Do not ask this question during interviews. The answers are always inane, the question is inane, it is a waste of precious interview time.
We cannot plan for the future. If we could I would be living on a space station, painting giraffes as my 4-year-old self anticipated. For those wondering, I have no space station or giraffe in my life.
There are just too many factors beyond your control that will shape job options–global economic trends, political elections, and technological changes, just to name a few. Please do yourself the favor and avoid committing the hubris of thinking that anyone can determine their professional glide path.
What we can control are the options we choose now to give ourselves more options in the future. A better question is “What do you want to learn in this job and how can we help make that happen?”
For interviews to be truly effective, we have to understand how the function and apply a process. Cognitive Interviewing, originally created for law enforcement and later adopted during accident investigations by the National Transportation Safety Board (NTSB), provides an effective framework. I was first introduced to this at my previous company, where it has become a real linchpin, so I share it here.
The two principles here are:
Witnesses need time and encouragement to recall information
Retrieval cues enhance memory recall
Based on these two principles there are four components:
What It Consists of
Encourage the interviewee to mentally recreate the environment and people involved.
Encourage the reporting of all the details, even if it is minor or not directly related to the purpose of the interview. This is intended to improve the detail and accuracy of memory.
For example, if investigation a computer error, you would encourage the interviewee to discuss everything they were doing around the event. You would hold the interview at the station the error happened, ideally using the computeras much as possible.

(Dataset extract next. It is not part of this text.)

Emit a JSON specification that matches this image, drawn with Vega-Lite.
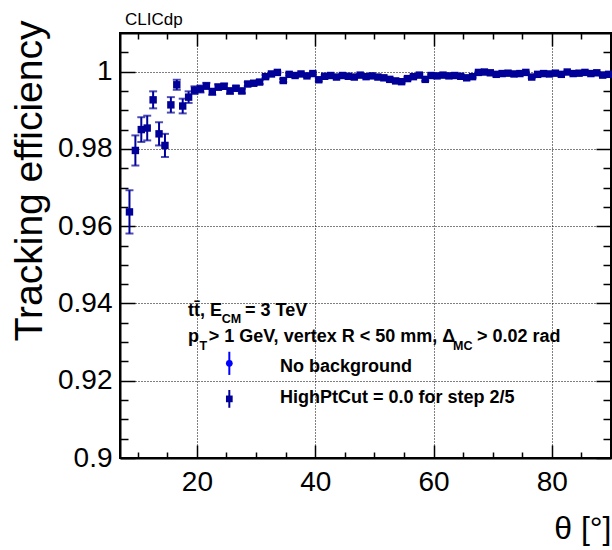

Ask the interviewee to recall the event from others’ points of view. For example, the person upstream or downstream, or a partner or observer.
Ask the interviewee to recount the timeline in different ways. Beginning to end, end to beginning.
Four Components of Cognitive Interviewing
A key part of this is that retrieval cues access memory. This is why doing the interview on the scene (or Gemba) is so effective.
The basic behaviors you want to bring to bear are:
Recreate the original context; have them outline and walk you through process to explain how they work.
Tell the the witness to actively generate information and not wait passively for the interviewer to ask questions.
Adopt the witness’s perspective; ask eyewitness-compatible questions.
Perform the interview at the Gemba, the place where the work happens.
Listen actively, do not interrupt, and pause after the witness’s response.
Ask open-ended questions, utilize short phrases when possible.
Encourage the witness to use imagery. Explicitly request detailed descriptions.
Follow the sequence of the cognitive interview major components.
Bring support materials such as attachments, procedures, and copies of relevant documents.
Establish a connection with the witness; demeanor has a big impact.
Remember, active listening.
Do not tell the interviewee how they made the mistake, blame, or assume.
Active listening is key here.
At the mouth of the funnel we begin with an ‘open’ question. This question is intended to give the interviewee the widest possible scope for responding. Sometimes it may be necessary to repeat or rephrase this question to give the interviewee more thinking time and further opportunities to raise information. Working down the narrowing body of the funnel we use a series of probing questions to draw out further specific information and help complete the picture. Closed questions then have their place to draw out, check or confirm specific pieces of information, or to get the interviewee to commit on a point more precisely. This then brings us to the bottom of the funnel where we clarify, using a short summary, what we have got out of the discussion, aiming to check our understanding of the main points. The question sequence might go something like this:
‘Tell me how you went about…?’ (open)
‘How did you prepare?’ (open – secondary)
‘What was your starting point?’ (probe)
‘So, what happened next?’ (probe)
‘Who else was involved?’ (probe)
‘And how did they respond?’ (probe)
‘What were your thoughts at that stage?’ (probe)
‘What were the main outcomes?’ (probe)
‘So, that took a total of 30 minutes?’ (closed – clarifying)
‘And the task was completed?’ (closed – clarifying)
‘So, let me see if I’ve followed you…’ (checking – summary)
A good interview requires preparation. Have opening questions ready, ensure you have all the right props and the right people involved. That extra hour or two will pay dividends.